A frost-free refrigerator averages 100 to 150 watts at a 30 to 50 percent duty cycle. Paired with LED lights and a router, total average draw is typically around 200 watts combined. A 2,000Wh unit handles that load for roughly 8 to 10 hours at 85 percent efficiency. Check that your unit’s peak surge rating also exceeds about three times the fridge’s running wattage, otherwise the inverter may trip when the compressor starts.
🔌 Can a small solar generator run a space heater?
A 500Wh unit running a 1,500W space heater depletes in roughly 28 minutes. A 2,000Wh unit extends that to about 68 minutes. Space heaters are among the most watt-hour-intensive loads you can put on a battery, and no current portable solar generator runs one overnight as a primary heat source. They work as a short-duration supplement during a cold outage, not as sustained heating.
🌀 Why does my solar generator trip when I plug in an air conditioner?
The inverter is tripping on the startup surge from the compressor motor. The air conditioner’s running wattage may be within the unit’s continuous rating, but the startup spike is exceeding its peak surge limit. The fix is either a unit with a higher surge watt rating or a soft starter device installed on the AC unit, which can cut the startup spike by 60 to 70 percent.
🏥 Can a solar generator power an oxygen concentrator through the night?
Most home oxygen concentrators draw 300 to 500 watts continuously. At 300 watts, a 2,000Wh unit provides roughly 5.7 hours of runtime. Overnight use of 10 to 12 hours requires either a unit in the 5,000Wh range or a supplemental daytime charging strategy. Pure sine wave output is also a hard requirement. See the dedicated oxygen concentrator article in this series for the full sizing math.
🔧 Can a solar generator power tools at a job site?

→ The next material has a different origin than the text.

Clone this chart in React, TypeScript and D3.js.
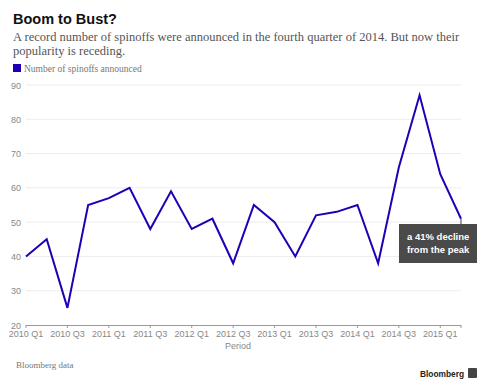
import React from "react";
import * as d3 from "d3";

const periods = [
  "2010 Q1","2010 Q2","2010 Q3","2010 Q4",
  "2011 Q1","2011 Q2","2011 Q3","2011 Q4",
  "2012 Q1","2012 Q2","2012 Q3","2012 Q4",
  "2013 Q1","2013 Q2","2013 Q3","2013 Q4",
  "2014 Q1","2014 Q2","2014 Q3","2014 Q4",
  "2015 Q1","2015 Q2",
];
const spinoffs = [40,45,25,55,57,60,48,59,48,51,38,55,50,40,52,53,55,38,66,87,64,51];
const yTicks = [20,30,40,50,60,70,80,90];
const xTickLabels = periods.filter((p) => p.endsWith("Q1") || p.endsWith("Q3"));

const W = 488, H = 389;
const LINE = "#2000b4";
const SANS = "'Liberation Sans', Arial, sans-serif";
const SERIF = "'Liberation Serif', serif";

export default function App() {
  const x = d3.scalePoint<string>().domain(periods).range([26, 461]);
  const y = d3.scaleLinear().domain([20, 90]).range([325, 85]);
  const line = d3.line<number>().x((_, i) => x(periods[i])!).y((d) => y(d));
  const last = spinoffs.length - 1;
  const lx = x(periods[last])!;
  const ly = y(spinoffs[last]);
  return (
    <svg width={W} height={H} style={{ position: "absolute", left: 0, top: 0, background: "#fff" }}>
      <text x={13} y={24} fontFamily={SANS} fontWeight="bold" fontSize={14.5} fill="#111">Boom to Bust?</text>
      <text x={13} y={41} fontFamily={SERIF} fontSize={12.5} fill="#555">A record number of spinoffs were announced in the fourth quarter of 2014. But now their</text>
      <text x={13} y={55} fontFamily={SERIF} fontSize={12.5} fill="#555">popularity is receding.</text>
      <rect x={13} y={64} width={8} height={8} fill={LINE} />
      <text x={24} y={72} fontFamily={SERIF} fontSize={9.5} fill="#777">Number of spinoffs announced</text>

      {yTicks.map((t) => (
        <g key={t}>
          {t > 20 && <line x1={26} x2={461} y1={y(t)} y2={y(t)} stroke="#ececec" strokeWidth={1} />}
          <text x={11} y={y(t) + 3.5} fontFamily={SANS} fontSize={9} fill="#888">{t}</text>
        </g>
      ))}
      <line x1={26} x2={461} y1={y(20) + 0.5} y2={y(20) + 0.5} stroke="#999" strokeWidth={1} />
      {xTickLabels.map((p) => (
        <g key={p}>
          <line x1={x(p)!} x2={x(p)!} y1={y(20)} y2={y(20) + 3} stroke="#999" />
          <text x={x(p)!} y={337} textAnchor="middle" fontFamily={SANS} fontSize={9} fill="#888">{p}</text>
        </g>
      ))}
      <line x1={461} x2={461} y1={y(20)} y2={y(20) + 3} stroke="#999" />
      <text x={238} y={349} textAnchor="middle" fontFamily={SANS} fontSize={9} fill="#888">Period</text>

      <path d={line(spinoffs)!} fill="none" stroke={LINE} strokeWidth={2} strokeLinejoin="miter" />

      <line x1={lx} x2={lx} y1={ly} y2={225} stroke="#444" strokeWidth={1} />
      <rect x={399} y={224} width={78} height={39} fill="#4a4a4a" />
      <text x={407} y={240} fontFamily={SANS} fontWeight="bold" fontSize={9.5} fill="#fff">a 41% decline</text>
      <text x={407} y={253} fontFamily={SANS} fontWeight="bold" fontSize={9.5} fill="#fff">from the peak</text>

      <text x={16} y={368} fontFamily={SERIF} fontSize={9} fill="#777">Bloomberg data</text>
      <text x={420} y={377} fontFamily={SANS} fontWeight="bold" fontSize={9.5} fill="#222" textLength={44} lengthAdjust="spacingAndGlyphs">Bloomberg</text>
      <rect x={468} y={368} width={9} height={10} fill="#444" rx={1} />
    </svg>
  );
}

Most residential-grade power tools work on a 2,000W continuous unit with at least 4,000W surge headroom. The key factor is duty cycle: a circular saw cutting intermittently at around 20 percent duty cycle consumes far fewer watt-hours per hour than its rated wattage suggests. At that rate, a 2,000Wh unit covers roughly 3 to 6 hours of practical work time depending on the tool mix and how actively you’re cutting. Large contractor table saws with high-surge induction motors are the exception and generally exceed portable unit limits.
📊 How do I calculate how long a solar generator will run my appliance?
Multiply the unit’s watt-hour rating by 0.85 to get usable capacity, then divide by the appliance’s running watt draw. A 2,000Wh unit delivers roughly 1,700Wh usable. At a 200W load, that is 8.5 hours. For cycling appliances like refrigerators, use the average draw rather than the nameplate maximum to get a realistic runtime estimate.